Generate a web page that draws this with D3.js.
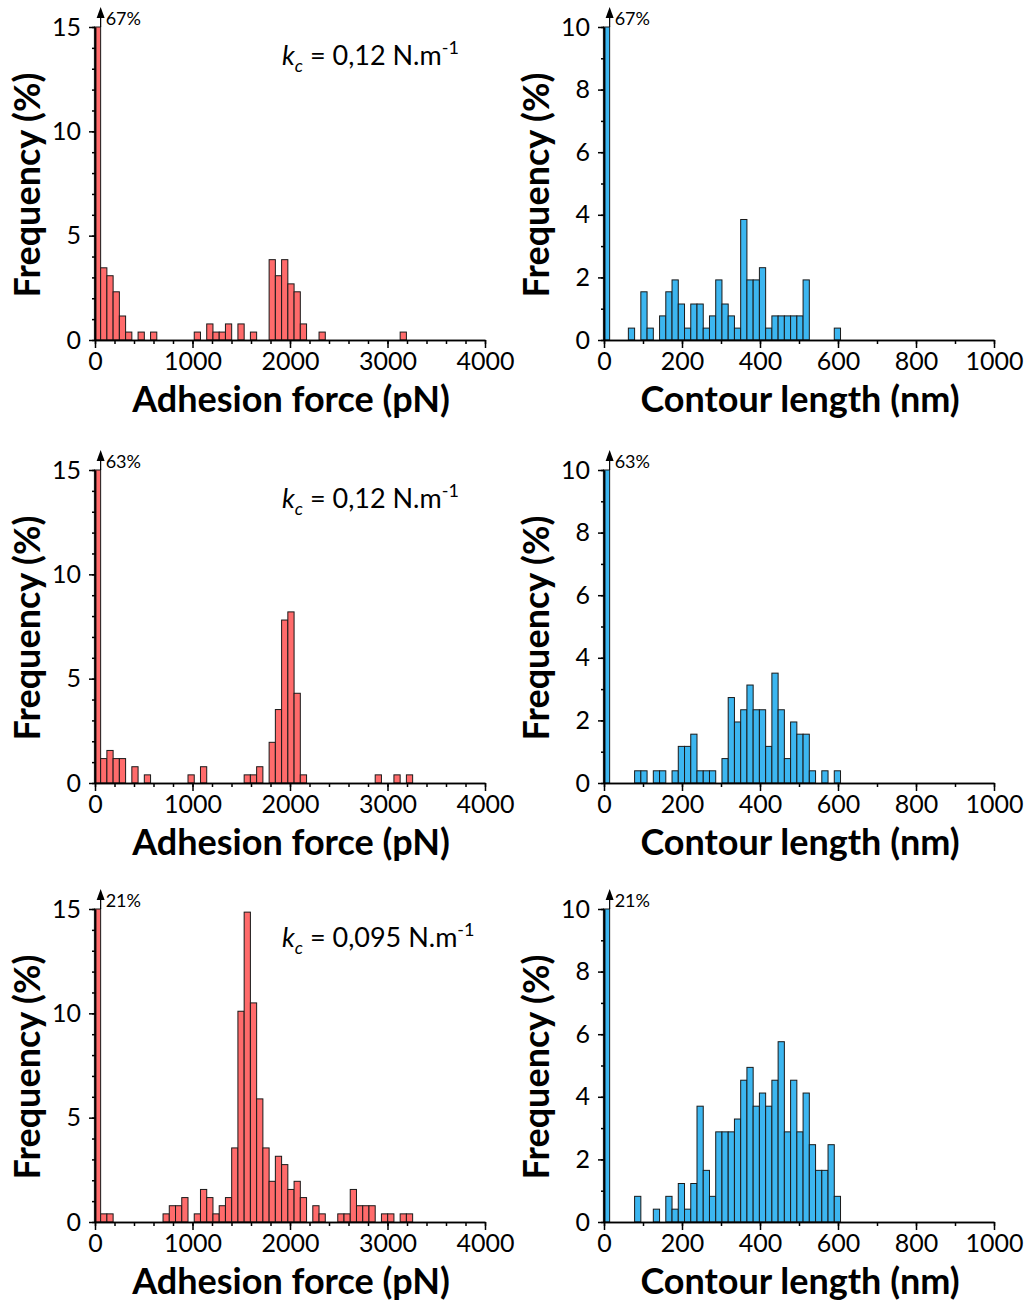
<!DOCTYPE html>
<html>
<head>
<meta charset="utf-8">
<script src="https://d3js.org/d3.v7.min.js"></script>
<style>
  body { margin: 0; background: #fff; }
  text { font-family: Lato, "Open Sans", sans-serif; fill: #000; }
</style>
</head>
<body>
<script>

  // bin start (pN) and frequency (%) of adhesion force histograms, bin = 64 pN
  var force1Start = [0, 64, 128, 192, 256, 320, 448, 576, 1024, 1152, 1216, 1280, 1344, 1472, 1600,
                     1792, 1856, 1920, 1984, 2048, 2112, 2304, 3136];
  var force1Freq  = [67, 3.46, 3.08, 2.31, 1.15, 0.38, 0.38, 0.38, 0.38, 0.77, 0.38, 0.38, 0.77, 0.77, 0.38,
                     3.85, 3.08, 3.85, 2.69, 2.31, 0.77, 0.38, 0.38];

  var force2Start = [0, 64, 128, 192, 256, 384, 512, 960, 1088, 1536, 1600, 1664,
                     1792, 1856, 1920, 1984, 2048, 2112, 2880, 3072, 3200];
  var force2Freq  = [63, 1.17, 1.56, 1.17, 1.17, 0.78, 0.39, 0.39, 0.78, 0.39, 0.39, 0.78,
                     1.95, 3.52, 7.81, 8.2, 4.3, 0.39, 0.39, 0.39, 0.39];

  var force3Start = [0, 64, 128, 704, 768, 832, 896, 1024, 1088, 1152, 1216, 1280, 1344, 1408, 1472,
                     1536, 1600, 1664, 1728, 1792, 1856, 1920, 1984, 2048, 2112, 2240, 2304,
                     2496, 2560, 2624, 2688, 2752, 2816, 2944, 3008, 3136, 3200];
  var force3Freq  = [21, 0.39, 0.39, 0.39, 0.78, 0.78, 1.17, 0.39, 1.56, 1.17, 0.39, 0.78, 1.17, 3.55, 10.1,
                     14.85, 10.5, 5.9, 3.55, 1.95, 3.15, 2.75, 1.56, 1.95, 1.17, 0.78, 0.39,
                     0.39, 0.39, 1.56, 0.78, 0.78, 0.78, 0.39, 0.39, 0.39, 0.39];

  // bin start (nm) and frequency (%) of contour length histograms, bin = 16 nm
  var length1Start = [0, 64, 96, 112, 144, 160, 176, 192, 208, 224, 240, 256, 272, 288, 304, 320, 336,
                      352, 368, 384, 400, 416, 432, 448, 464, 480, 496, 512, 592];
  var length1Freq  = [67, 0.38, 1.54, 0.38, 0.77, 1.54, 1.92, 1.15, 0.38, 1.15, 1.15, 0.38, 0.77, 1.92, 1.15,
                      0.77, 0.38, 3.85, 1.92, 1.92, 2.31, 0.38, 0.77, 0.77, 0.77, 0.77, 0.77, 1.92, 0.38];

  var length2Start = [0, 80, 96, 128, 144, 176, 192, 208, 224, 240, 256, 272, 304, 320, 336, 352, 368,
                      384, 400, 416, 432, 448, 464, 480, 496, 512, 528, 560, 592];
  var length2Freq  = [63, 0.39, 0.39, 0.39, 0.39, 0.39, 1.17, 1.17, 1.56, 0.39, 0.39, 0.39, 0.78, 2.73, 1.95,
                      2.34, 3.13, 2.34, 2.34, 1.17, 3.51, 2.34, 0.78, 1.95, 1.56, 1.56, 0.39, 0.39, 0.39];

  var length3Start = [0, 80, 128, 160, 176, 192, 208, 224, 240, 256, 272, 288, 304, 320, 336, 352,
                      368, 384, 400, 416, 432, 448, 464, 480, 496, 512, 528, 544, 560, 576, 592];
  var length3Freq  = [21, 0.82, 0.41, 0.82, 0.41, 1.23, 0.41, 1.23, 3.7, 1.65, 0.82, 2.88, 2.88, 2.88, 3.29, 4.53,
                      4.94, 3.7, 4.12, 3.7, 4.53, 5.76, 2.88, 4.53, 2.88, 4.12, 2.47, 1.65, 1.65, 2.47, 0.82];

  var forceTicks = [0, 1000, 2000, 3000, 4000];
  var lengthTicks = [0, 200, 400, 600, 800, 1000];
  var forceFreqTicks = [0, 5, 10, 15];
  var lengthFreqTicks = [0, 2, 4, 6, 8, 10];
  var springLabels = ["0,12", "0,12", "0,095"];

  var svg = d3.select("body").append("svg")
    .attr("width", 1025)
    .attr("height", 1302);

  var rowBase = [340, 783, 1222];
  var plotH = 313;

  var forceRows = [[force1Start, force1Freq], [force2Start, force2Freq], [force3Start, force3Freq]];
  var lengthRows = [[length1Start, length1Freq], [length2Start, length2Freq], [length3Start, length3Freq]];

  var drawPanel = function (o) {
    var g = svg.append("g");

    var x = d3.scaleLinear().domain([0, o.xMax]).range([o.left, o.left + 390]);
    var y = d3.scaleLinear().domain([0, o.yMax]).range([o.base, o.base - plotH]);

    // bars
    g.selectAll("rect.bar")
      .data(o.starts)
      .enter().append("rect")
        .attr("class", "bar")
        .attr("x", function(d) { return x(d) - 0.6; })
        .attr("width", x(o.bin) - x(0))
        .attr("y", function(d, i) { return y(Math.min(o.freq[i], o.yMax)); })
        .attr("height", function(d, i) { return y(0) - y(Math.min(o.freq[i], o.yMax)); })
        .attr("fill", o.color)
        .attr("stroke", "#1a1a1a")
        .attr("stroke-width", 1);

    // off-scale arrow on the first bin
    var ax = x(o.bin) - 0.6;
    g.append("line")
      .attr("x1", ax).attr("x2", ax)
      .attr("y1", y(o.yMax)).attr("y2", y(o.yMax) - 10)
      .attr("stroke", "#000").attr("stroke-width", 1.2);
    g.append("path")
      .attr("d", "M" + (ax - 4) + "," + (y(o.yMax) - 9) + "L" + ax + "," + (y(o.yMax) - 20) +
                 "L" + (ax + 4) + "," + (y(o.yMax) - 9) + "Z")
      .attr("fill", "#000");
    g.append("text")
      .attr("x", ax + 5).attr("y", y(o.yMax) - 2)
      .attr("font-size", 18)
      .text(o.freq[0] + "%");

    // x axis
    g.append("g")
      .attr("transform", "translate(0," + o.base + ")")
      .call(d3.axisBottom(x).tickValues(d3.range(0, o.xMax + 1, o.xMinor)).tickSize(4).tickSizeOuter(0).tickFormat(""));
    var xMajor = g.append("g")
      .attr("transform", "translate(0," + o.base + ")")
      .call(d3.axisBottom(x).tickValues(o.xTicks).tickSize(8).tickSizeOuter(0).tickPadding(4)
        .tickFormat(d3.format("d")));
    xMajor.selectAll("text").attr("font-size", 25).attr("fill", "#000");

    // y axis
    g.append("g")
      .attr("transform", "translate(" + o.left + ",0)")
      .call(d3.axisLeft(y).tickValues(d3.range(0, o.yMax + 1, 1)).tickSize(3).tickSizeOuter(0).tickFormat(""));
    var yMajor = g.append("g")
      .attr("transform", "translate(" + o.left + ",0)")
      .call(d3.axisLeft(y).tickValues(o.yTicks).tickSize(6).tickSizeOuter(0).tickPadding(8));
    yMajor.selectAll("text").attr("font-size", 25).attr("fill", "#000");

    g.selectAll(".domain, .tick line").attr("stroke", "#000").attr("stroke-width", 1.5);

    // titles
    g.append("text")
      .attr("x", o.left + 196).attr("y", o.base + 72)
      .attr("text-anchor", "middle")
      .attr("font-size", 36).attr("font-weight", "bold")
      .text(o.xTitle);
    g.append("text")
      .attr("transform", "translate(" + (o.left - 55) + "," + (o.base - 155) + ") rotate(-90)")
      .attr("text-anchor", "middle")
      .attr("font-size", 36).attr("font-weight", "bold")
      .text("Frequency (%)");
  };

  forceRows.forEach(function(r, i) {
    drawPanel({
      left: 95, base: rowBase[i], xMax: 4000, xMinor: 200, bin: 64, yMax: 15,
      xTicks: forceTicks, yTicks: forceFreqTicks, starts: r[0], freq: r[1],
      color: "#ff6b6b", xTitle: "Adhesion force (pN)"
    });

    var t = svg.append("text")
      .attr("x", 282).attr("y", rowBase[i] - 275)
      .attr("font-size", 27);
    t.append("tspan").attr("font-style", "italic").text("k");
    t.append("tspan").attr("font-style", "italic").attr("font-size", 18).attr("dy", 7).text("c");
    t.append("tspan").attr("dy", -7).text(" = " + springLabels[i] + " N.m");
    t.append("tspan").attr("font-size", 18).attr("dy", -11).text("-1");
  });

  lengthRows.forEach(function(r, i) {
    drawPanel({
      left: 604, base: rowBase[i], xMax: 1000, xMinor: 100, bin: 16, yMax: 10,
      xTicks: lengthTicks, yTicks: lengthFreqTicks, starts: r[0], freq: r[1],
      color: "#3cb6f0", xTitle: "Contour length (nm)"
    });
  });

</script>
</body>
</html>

* * *

» SHORT EXERCISE
Begin at the first line of the data above and repeat each line exactly, stopping after the line containing "1.95, 3.52, 7.81, 8.2, 4.3, 0.39, 0.39, 0.39, 0.39];". Omit the pictures.

» EXERCISE SOLUTION
Generate a web page that draws this with D3.js.
<!DOCTYPE html>
<html>
<head>
<meta charset="utf-8">
<script src="https://d3js.org/d3.v7.min.js"></script>
<style>
  body { margin: 0; background: #fff; }
  text { font-family: Lato, "Open Sans", sans-serif; fill: #000; }
</style>
</head>
<body>
<script>

  // bin start (pN) and frequency (%) of adhesion force histograms, bin = 64 pN
  var force1Start = [0, 64, 128, 192, 256, 320, 448, 576, 1024, 1152, 1216, 1280, 1344, 1472, 1600,
                     1792, 1856, 1920, 1984, 2048, 2112, 2304, 3136];
  var force1Freq  = [67, 3.46, 3.08, 2.31, 1.15, 0.38, 0.38, 0.38, 0.38, 0.77, 0.38, 0.38, 0.77, 0.77, 0.38,
                     3.85, 3.08, 3.85, 2.69, 2.31, 0.77, 0.38, 0.38];

  var force2Start = [0, 64, 128, 192, 256, 384, 512, 960, 1088, 1536, 1600, 1664,
                     1792, 1856, 1920, 1984, 2048, 2112, 2880, 3072, 3200];
  var force2Freq  = [63, 1.17, 1.56, 1.17, 1.17, 0.78, 0.39, 0.39, 0.78, 0.39, 0.39, 0.78,
                     1.95, 3.52, 7.81, 8.2, 4.3, 0.39, 0.39, 0.39, 0.39];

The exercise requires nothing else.